Welch v. Welch

84 Wash. 558 | Wash. | 1915

Fullerton, J.

Nick Welch died intestate in the city of North Yakima on July 26, 1913. He left surviving him a widow, but no issue, and his nest of kin were two brothers, Martin Welch and John Welch. At the time of his death, the decedent and his brother Martin Welch were conducting a saloon in North Yakima in the name of the decedent, which with the appurtenances and fixtures and stock on hand had a value of some $3,055.70. There was also on deposit, as the proceeds of the business, in a local bank at North Yakima the sum of $706.67, and on deposit in a bank at Tacoma of *559$7,500, each in the name of the decedent, Nick Welch. Some three days after the death of Nick Welch, a petition was prepared by Martin Welch’s attorneys and executed by the widow, praying for the appointment of Martin Welch as administrator of the decedent’s estate. In this petition, the property above mentioned was described as the partnership property of the decedent and Martin Welch. When the petition was being read to the court on the day appointed for the hearing thereon, the widow called attention to this allegation in the petition in a manner which indicated that she had not theretofore understood its purport. The court, however, granted the prayer of the petition and appointed Martin Welch as such administrator. Martin Welch thereupon qualified as such administrator by taking the required oath and giving bond, but later on his bondsman withdrew from the bond, and he was appointed special administrator, pending the reappointment of a permanent administrator.

Up to this time, Mrs. Welch had not been represented by counsel, further than the attorneys of Martin Welch can be said to have represented her. She thereupon procured counsel of her own selection and petitioned the court for the removal of Martin Welch as special administrator, praying that letters of administration be granted to her; averring in the petition that the property of which her husband died possessed was the community property of herself and her husband; that Martin Welch had no interest therein as a partner of her husband or otherwise; that she had been induced to sign the petition for the appointment of Martin Welch as such administrator reciting otherwise under a mistake as to its contents, and because of fraud and deceit practiced upon her by Martin Welch and his attorneys. Issue was taken on the allegations of the petition of Martin Welch, who also presented a counter petition averring that he was a partner in the business conducted in the name o.f Nick Welch, and praying that he be appointed administrator of the partnership. A trial was had upon the allegations of the petition and counter pe*560tition, in which the ownership' of the business was put in issue, resulting in a decree of the court, finding “that at the time of the death of Nick Welch, to wit, on the 26th day of July, 1913, cross-petitioner, Martin Welch, and said Nick Welch, deceased, were copartners in the ownership of the saloon business conducted by said Nick Welch, deceased,” and an order directing that letters of administration of the partnership estate be issued to him.
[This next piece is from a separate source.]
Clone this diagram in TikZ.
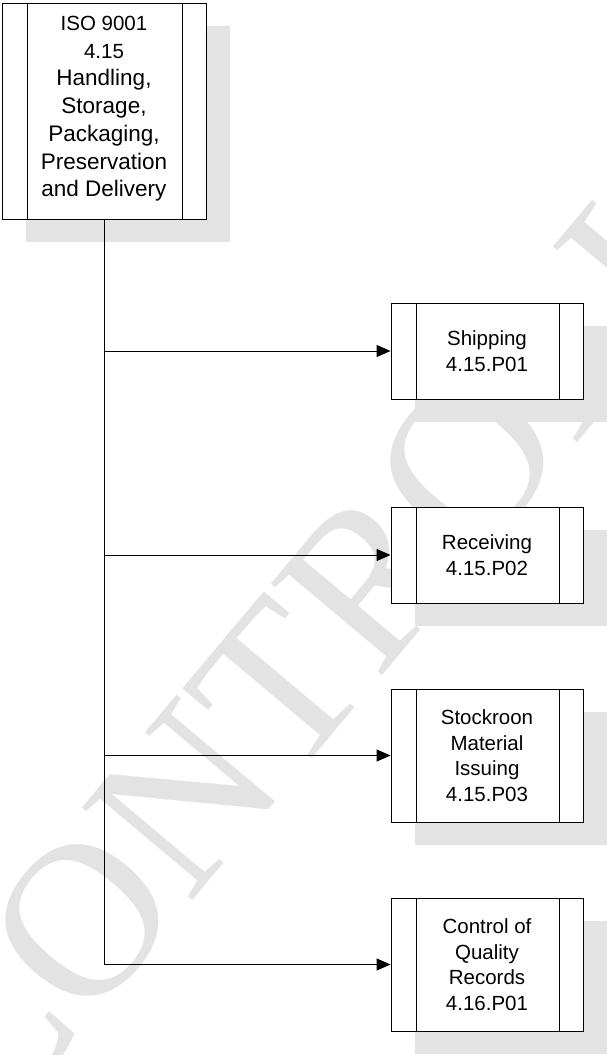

This appeal is from that decree and order.

It is not questioned in this court that the trial court had jurisdiction to determine the issues presented by the petitions in this form of procedure, and the sole question argued by counsel is whether the evidence justified the conclusion of the trial court that the business conducted in the name of Nick Welch was in fact the partnership business of the decedent and Martin Welch. Much evidence has been introduced by each of the parties tending to support their respective contentions, and we are constrained to say, after its careful perusal, that it leaves no abiding conviction in our minds in favor of either contention. On the one side, aré the outward circumstances; the fact that the purchase of the business was negotiated alone by the decedent; that he paid from his own funds one-half of the very considerable purchase price of $14,000; that he gave his own obligations to secure the remainder; that the business was conducted in his individual name, and that no division of the profits was ever made. On the other side, we have the repeated declarations of the decedent, commencing at a time when the negotiations for the purchase of the business were pending and extending down to a short period before his death, to the effect that his brother had an interest in the business and was a partner therein. Added to this, is the active participation of the brother in the business; that he drew no fixed wage; that he took care of one of the two shifts in which the parties divided the business day; that he kept the books of the concern; kept charge of the daily cash receipts; made the local deposits of *561receipts, and generally performed duties that pertained to a partner rather than an employee. Again, the obligations given to represent the unpaid portion of the purchase price of the business were entirely paid out of the proceeds of the business, and the sum taken by the deceased and deposited in the Tacoma bank was no more than the sum he had originally invested therein, plus a very moderate rate of interest for the time the business had its use.

But it would unduly prolong this opinion without purpose to detail the evidence. It received the painstaking consideration of the trial judge, as is evidenced by the able and carefully considered opinion he filed in connection with his findings. We are unable to conclude that the evidence preponderates against his findings, and under the rule, are constrained to affirm his decree. It is so ordered.

Mount, Crow, Ellis, and Main, JJ., concur.